Instructions for the task —
Your task is to give the listing below back word for word, pictures excluded.

Dataset content —
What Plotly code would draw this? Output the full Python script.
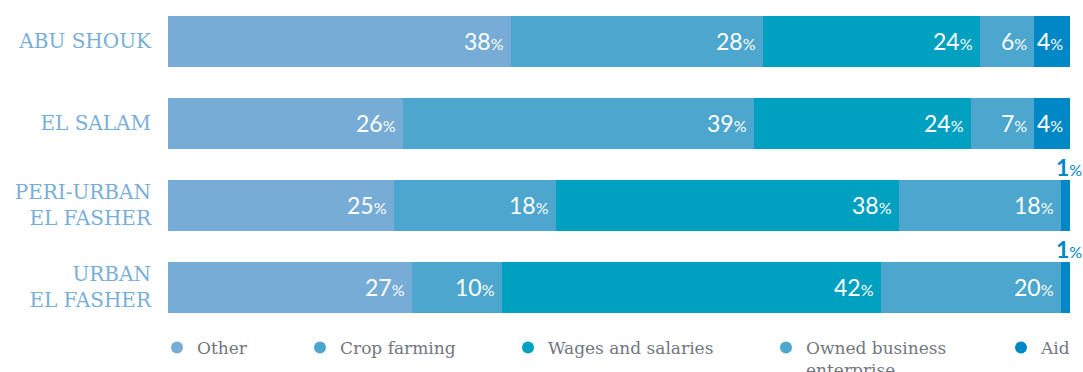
import plotly.graph_objects as go

# Income sources by location (share of households, %)
locations = ["ABU SHOUK", "EL SALAM", "PERI-URBAN<br>EL FASHER", "URBAN<br>EL FASHER"]
sources = ["Other", "Crop farming", "Wages and salaries", "Owned business<br>enterprise", "Aid"]
other = [38, 26, 25, 27]
crop_farming = [28, 39, 18, 10]
wages = [24, 24, 38, 42]
owned_business = [6, 7, 18, 20]
aid = [4, 4, 1, 1]

series = [other, crop_farming, wages, owned_business, aid]
colors = ["#76ACD6", "#4CA6CD", "#00A0C1", "#4CA6CD", "#0087C5"]

# pixel centres of the legend swatches
legend_px = [177, 320, 528, 786, 1021]
W, H = 1083, 372

NUM_FONT = "Lato"
SERIF = "DejaVu Serif"

fig = go.Figure()

for i, (name, vals, col) in enumerate(zip(sources, series, colors)):
    fig.add_trace(go.Bar(
        y=locations, x=vals, name=name, orientation="h",
        marker=dict(color=col, line=dict(width=0)),
        width=0.622, showlegend=False, hoverinfo="x+name",
    ))
    # circle swatch shown in its own legend box
    lg = "legend" if i == 0 else f"legend{i + 1}"
    fig.add_trace(go.Scatter(
        x=[None], y=[None], mode="markers", name=name,
        marker=dict(symbol="circle", size=12, color=col),
        legend=lg, showlegend=True,
    ))

# value labels at the inner right end of each segment
annotations = []
for r, loc in enumerate(locations):
    cum = 0
    for vals in series:
        v = vals[r]
        cum += v
        if v >= 2:
            annotations.append(dict(
                x=cum, y=loc, xref="x", yref="y", xanchor="right", yanchor="middle",
                xshift=-5, showarrow=False,
                text=f"{v}<span style='font-size:16px'>%</span>",
                font=dict(family=NUM_FONT, size=23, color="white"),
            ))
        else:
            annotations.append(dict(
                x=cum - v / 2, y=loc, xref="x", yref="y", xanchor="center", yanchor="middle",
                xshift=4, yshift=38, showarrow=False,
                text=f"<b>{v}</b><span style='font-size:16px'>%</span>",
                font=dict(family=NUM_FONT, size=23, color="#0087C5"),
            ))

layout_legends = {}
for i, px in enumerate(legend_px):
    key = "legend" if i == 0 else f"legend{i + 1}"
    layout_legends[key] = dict(
        x=(px - 20) / W, y=(H - 330) / H, xanchor="left", yanchor="top",
        xref="container", yref="container",
        orientation="h", bgcolor="rgba(0,0,0,0)", borderwidth=0,
        font=dict(family=SERIF, size=17, color="#72777F"),
        itemclick=False, itemdoubleclick=False, tracegroupgap=0,
        valign="top",
    )

fig.update_layout(
    barmode="stack",
    width=W, height=H,
    margin=dict(l=168, r=13, t=0, b=44, pad=0, autoexpand=False),
    paper_bgcolor="white", plot_bgcolor="white",
    xaxis=dict(range=[0, 100], visible=False, fixedrange=True),
    yaxis=dict(
        range=[len(locations) - 0.5, -0.5], showgrid=False, zeroline=False, showline=False,
        ticks="", ticklabelstandoff=16, fixedrange=True,
        tickfont=dict(family=SERIF, size=20, color="#78AED8"),
    ),
    annotations=annotations,
    showlegend=True,
    **layout_legends,
)

fig.write_html("out.html")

The solution —
What Plotly code would draw this? Output the full Python script.
import plotly.graph_objects as go

# Income sources by location (share of households, %)
locations = ["ABU SHOUK", "EL SALAM", "PERI-URBAN<br>EL FASHER", "URBAN<br>EL FASHER"]
sources = ["Other", "Crop farming", "Wages and salaries", "Owned business<br>enterprise", "Aid"]
other = [38, 26, 25, 27]
crop_farming = [28, 39, 18, 10]
wages = [24, 24, 38, 42]
owned_business = [6, 7, 18, 20]
aid = [4, 4, 1, 1]

series = [other, crop_farming, wages, owned_business, aid]
colors = ["#76ACD6", "#4CA6CD", "#00A0C1", "#4CA6CD", "#0087C5"]

# pixel centres of the legend swatches
legend_px = [177, 320, 528, 786, 1021]
W, H = 1083, 372

NUM_FONT = "Lato"
SERIF = "DejaVu Serif"

fig = go.Figure()

for i, (name, vals, col) in enumerate(zip(sources, series, colors)):
    fig.add_trace(go.Bar(
        y=locations, x=vals, name=name, orientation="h",
        marker=dict(color=col, line=dict(width=0)),
        width=0.622, showlegend=False, hoverinfo="x+name",
    ))
    # circle swatch shown in its own legend box
    lg = "legend" if i == 0 else f"legend{i + 1}"
    fig.add_trace(go.Scatter(
        x=[None], y=[None], mode="markers", name=name,
        marker=dict(symbol="circle", size=12, color=col),
        legend=lg, showlegend=True,
    ))

# value labels at the inner right end of each segment
annotations = []
for r, loc in enumerate(locations):
    cum = 0
    for vals in series:
        v = vals[r]
        cum += v
        if v >= 2:
            annotations.append(dict(
                x=cum, y=loc, xref="x", yref="y", xanchor="right", yanchor="middle",
                xshift=-5, showarrow=False,
                text=f"{v}<span style='font-size:16px'>%</span>",
                font=dict(family=NUM_FONT, size=23, color="white"),
            ))
        else:
            annotations.append(dict(
                x=cum - v / 2, y=loc, xref="x", yref="y", xanchor="center", yanchor="middle",
                xshift=4, yshift=38, showarrow=False,
                text=f"<b>{v}</b><span style='font-size:16px'>%</span>",
                font=dict(family=NUM_FONT, size=23, color="#0087C5"),
            ))

layout_legends = {}
for i, px in enumerate(legend_px):
    key = "legend" if i == 0 else f"legend{i + 1}"
    layout_legends[key] = dict(
        x=(px - 20) / W, y=(H - 330) / H, xanchor="left", yanchor="top",
        xref="container", yref="container",
        orientation="h", bgcolor="rgba(0,0,0,0)", borderwidth=0,
        font=dict(family=SERIF, size=17, color="#72777F"),
        itemclick=False, itemdoubleclick=False, tracegroupgap=0,
        valign="top",
    )

fig.update_layout(
    barmode="stack",
    width=W, height=H,
    margin=dict(l=168, r=13, t=0, b=44, pad=0, autoexpand=False),
    paper_bgcolor="white", plot_bgcolor="white",
    xaxis=dict(range=[0, 100], visible=False, fixedrange=True),
    yaxis=dict(
        range=[len(locations) - 0.5, -0.5], showgrid=False, zeroline=False, showline=False,
        ticks="", ticklabelstandoff=16, fixedrange=True,
        tickfont=dict(family=SERIF, size=20, color="#78AED8"),
    ),
    annotations=annotations,
    showlegend=True,
    **layout_legends,
)

fig.write_html("out.html")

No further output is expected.